■ **DIRECTIVE**:
Images are not part of the copy; transcribe all the data exactly.
─── DATA SEGMENT ───
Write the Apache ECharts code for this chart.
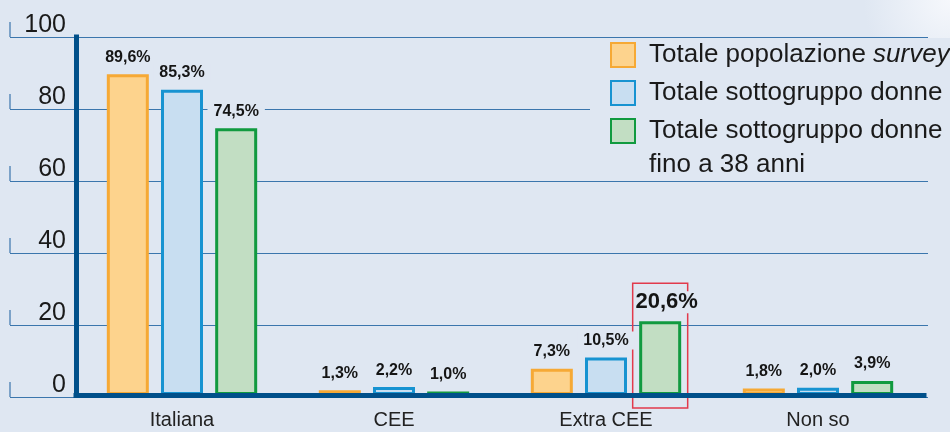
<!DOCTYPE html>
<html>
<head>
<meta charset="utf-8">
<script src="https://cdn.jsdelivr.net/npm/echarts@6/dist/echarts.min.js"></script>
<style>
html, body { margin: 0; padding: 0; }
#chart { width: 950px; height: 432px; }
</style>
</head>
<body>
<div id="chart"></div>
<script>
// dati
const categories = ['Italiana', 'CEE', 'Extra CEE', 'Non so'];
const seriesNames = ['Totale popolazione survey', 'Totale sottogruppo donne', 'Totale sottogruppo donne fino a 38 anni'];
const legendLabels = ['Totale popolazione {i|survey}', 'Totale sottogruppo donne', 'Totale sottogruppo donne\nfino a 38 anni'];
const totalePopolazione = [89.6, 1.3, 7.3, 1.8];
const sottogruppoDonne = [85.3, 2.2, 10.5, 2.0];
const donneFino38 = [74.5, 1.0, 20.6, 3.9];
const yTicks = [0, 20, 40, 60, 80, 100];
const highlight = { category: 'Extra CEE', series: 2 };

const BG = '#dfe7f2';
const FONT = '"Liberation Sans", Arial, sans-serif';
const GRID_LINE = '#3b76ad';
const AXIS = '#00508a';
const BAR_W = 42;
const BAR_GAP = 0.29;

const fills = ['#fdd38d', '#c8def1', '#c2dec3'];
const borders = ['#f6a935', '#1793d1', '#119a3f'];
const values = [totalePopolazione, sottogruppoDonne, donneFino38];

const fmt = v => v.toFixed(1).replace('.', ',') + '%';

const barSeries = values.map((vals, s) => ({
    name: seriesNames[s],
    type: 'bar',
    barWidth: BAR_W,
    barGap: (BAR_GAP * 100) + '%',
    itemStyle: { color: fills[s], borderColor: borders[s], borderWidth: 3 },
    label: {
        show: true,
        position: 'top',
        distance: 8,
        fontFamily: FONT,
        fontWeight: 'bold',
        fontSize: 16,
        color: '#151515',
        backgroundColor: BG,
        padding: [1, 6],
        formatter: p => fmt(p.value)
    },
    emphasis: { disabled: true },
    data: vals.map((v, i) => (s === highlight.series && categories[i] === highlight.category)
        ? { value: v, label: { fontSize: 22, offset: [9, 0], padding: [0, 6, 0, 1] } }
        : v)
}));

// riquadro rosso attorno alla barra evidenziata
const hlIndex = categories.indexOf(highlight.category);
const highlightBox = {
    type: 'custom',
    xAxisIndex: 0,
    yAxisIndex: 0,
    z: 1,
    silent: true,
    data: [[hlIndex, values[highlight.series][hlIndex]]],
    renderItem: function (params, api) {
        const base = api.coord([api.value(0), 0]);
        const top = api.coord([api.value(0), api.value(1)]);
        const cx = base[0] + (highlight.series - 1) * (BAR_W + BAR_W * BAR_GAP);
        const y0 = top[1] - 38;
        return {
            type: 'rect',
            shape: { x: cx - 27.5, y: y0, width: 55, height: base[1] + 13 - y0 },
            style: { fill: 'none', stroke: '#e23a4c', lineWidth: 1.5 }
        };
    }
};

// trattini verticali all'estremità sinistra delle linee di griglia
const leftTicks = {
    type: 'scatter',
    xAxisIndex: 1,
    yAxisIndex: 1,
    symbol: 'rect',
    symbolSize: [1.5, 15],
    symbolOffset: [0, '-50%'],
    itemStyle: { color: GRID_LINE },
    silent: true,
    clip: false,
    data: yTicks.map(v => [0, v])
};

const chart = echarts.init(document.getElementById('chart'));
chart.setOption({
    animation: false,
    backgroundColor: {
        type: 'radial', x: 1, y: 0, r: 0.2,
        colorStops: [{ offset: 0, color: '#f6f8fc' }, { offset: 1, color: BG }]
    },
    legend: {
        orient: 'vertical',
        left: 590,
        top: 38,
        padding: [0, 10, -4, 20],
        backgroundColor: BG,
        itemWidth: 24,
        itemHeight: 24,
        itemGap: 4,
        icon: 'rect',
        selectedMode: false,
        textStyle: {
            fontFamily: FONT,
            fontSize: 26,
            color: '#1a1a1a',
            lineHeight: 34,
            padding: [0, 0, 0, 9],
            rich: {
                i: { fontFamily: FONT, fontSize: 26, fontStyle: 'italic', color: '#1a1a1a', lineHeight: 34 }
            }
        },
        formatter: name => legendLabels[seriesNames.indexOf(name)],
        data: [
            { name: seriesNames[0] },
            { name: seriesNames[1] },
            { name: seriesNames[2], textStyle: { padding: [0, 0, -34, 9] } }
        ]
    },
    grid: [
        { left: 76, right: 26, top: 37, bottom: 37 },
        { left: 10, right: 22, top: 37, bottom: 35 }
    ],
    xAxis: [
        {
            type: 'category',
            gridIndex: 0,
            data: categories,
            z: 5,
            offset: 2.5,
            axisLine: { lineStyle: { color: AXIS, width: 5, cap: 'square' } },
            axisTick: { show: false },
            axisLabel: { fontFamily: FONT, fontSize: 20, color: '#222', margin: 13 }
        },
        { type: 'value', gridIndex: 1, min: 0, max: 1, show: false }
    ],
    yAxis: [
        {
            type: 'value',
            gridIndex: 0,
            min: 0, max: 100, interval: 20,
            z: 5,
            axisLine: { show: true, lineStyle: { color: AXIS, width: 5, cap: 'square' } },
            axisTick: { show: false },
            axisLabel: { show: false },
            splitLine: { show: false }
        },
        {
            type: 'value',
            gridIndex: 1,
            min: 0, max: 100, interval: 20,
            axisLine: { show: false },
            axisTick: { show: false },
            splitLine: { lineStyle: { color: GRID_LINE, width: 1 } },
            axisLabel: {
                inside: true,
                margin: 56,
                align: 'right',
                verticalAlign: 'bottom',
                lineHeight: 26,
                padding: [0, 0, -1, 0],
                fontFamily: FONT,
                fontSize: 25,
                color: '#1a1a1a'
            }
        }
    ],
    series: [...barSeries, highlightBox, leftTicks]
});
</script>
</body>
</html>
───
■ **SOLVED EXERCISE**:
Write the Apache ECharts code for this chart.
<!DOCTYPE html>
<html>
<head>
<meta charset="utf-8">
<script src="https://cdn.jsdelivr.net/npm/echarts@6/dist/echarts.min.js"></script>
<style>
html, body { margin: 0; padding: 0; }
#chart { width: 950px; height: 432px; }
</style>
</head>
<body>
<div id="chart"></div>
<script>
// dati
const categories = ['Italiana', 'CEE', 'Extra CEE', 'Non so'];
const seriesNames = ['Totale popolazione survey', 'Totale sottogruppo donne', 'Totale sottogruppo donne fino a 38 anni'];
const legendLabels = ['Totale popolazione {i|survey}', 'Totale sottogruppo donne', 'Totale sottogruppo donne\nfino a 38 anni'];
const totalePopolazione = [89.6, 1.3, 7.3, 1.8];
const sottogruppoDonne = [85.3, 2.2, 10.5, 2.0];
const donneFino38 = [74.5, 1.0, 20.6, 3.9];
const yTicks = [0, 20, 40, 60, 80, 100];
const highlight = { category: 'Extra CEE', series: 2 };

const BG = '#dfe7f2';
const FONT = '"Liberation Sans", Arial, sans-serif';
const GRID_LINE = '#3b76ad';
const AXIS = '#00508a';
const BAR_W = 42;
const BAR_GAP = 0.29;

const fills = ['#fdd38d', '#c8def1', '#c2dec3'];
const borders = ['#f6a935', '#1793d1', '#119a3f'];
const values = [totalePopolazione, sottogruppoDonne, donneFino38];

const fmt = v => v.toFixed(1).replace('.', ',') + '%';

const barSeries = values.map((vals, s) => ({
    name: seriesNames[s],
    type: 'bar',
    barWidth: BAR_W,
    barGap: (BAR_GAP * 100) + '%',
    itemStyle: { color: fills[s], borderColor: borders[s], borderWidth: 3 },
    label: {
        show: true,
        position: 'top',
        distance: 8,
        fontFamily: FONT,
        fontWeight: 'bold',
        fontSize: 16,
        color: '#151515',
        backgroundColor: BG,
        padding: [1, 6],
        formatter: p => fmt(p.value)
    },
    emphasis: { disabled: true },
    data: vals.map((v, i) => (s === highlight.series && categories[i] === highlight.category)
        ? { value: v, label: { fontSize: 22, offset: [9, 0], padding: [0, 6, 0, 1] } }
        : v)
}));

// riquadro rosso attorno alla barra evidenziata
const hlIndex = categories.indexOf(highlight.category);
const highlightBox = {
    type: 'custom',
    xAxisIndex: 0,
    yAxisIndex: 0,
    z: 1,
    silent: true,
    data: [[hlIndex, values[highlight.series][hlIndex]]],
    renderItem: function (params, api) {
        const base = api.coord([api.value(0), 0]);
        const top = api.coord([api.value(0), api.value(1)]);
        const cx = base[0] + (highlight.series - 1) * (BAR_W + BAR_W * BAR_GAP);
        const y0 = top[1] - 38;
        return {
            type: 'rect',
            shape: { x: cx - 27.5, y: y0, width: 55, height: base[1] + 13 - y0 },
            style: { fill: 'none', stroke: '#e23a4c', lineWidth: 1.5 }
        };
    }
};

// trattini verticali all'estremità sinistra delle linee di griglia
const leftTicks = {
    type: 'scatter',
    xAxisIndex: 1,
    yAxisIndex: 1,
    symbol: 'rect',
    symbolSize: [1.5, 15],
    symbolOffset: [0, '-50%'],
    itemStyle: { color: GRID_LINE },
    silent: true,
    clip: false,
    data: yTicks.map(v => [0, v])
};

const chart = echarts.init(document.getElementById('chart'));
chart.setOption({
    animation: false,
    backgroundColor: {
        type: 'radial', x: 1, y: 0, r: 0.2,
        colorStops: [{ offset: 0, color: '#f6f8fc' }, { offset: 1, color: BG }]
    },
    legend: {
        orient: 'vertical',
        left: 590,
        top: 38,
        padding: [0, 10, -4, 20],
        backgroundColor: BG,
        itemWidth: 24,
        itemHeight: 24,
        itemGap: 4,
        icon: 'rect',
        selectedMode: false,
        textStyle: {
            fontFamily: FONT,
            fontSize: 26,
            color: '#1a1a1a',
            lineHeight: 34,
            padding: [0, 0, 0, 9],
            rich: {
                i: { fontFamily: FONT, fontSize: 26, fontStyle: 'italic', color: '#1a1a1a', lineHeight: 34 }
            }
        },
        formatter: name => legendLabels[seriesNames.indexOf(name)],
        data: [
            { name: seriesNames[0] },
            { name: seriesNames[1] },
            { name: seriesNames[2], textStyle: { padding: [0, 0, -34, 9] } }
        ]
    },
    grid: [
        { left: 76, right: 26, top: 37, bottom: 37 },
        { left: 10, right: 22, top: 37, bottom: 35 }
    ],
    xAxis: [
        {
            type: 'category',
            gridIndex: 0,
            data: categories,
            z: 5,
            offset: 2.5,
            axisLine: { lineStyle: { color: AXIS, width: 5, cap: 'square' } },
            axisTick: { show: false },
            axisLabel: { fontFamily: FONT, fontSize: 20, color: '#222', margin: 13 }
        },
        { type: 'value', gridIndex: 1, min: 0, max: 1, show: false }
    ],
    yAxis: [
        {
            type: 'value',
            gridIndex: 0,
            min: 0, max: 100, interval: 20,
            z: 5,
            axisLine: { show: true, lineStyle: { color: AXIS, width: 5, cap: 'square' } },
            axisTick: { show: false },
            axisLabel: { show: false },
            splitLine: { show: false }
        },
        {
            type: 'value',
            gridIndex: 1,
            min: 0, max: 100, interval: 20,
            axisLine: { show: false },
            axisTick: { show: false },
            splitLine: { lineStyle: { color: GRID_LINE, width: 1 } },
            axisLabel: {
                inside: true,
                margin: 56,
                align: 'right',
                verticalAlign: 'bottom',
                lineHeight: 26,
                padding: [0, 0, -1, 0],
                fontFamily: FONT,
                fontSize: 25,
                color: '#1a1a1a'
            }
        }
    ],
    series: [...barSeries, highlightBox, leftTicks]
});
</script>
</body>
</html>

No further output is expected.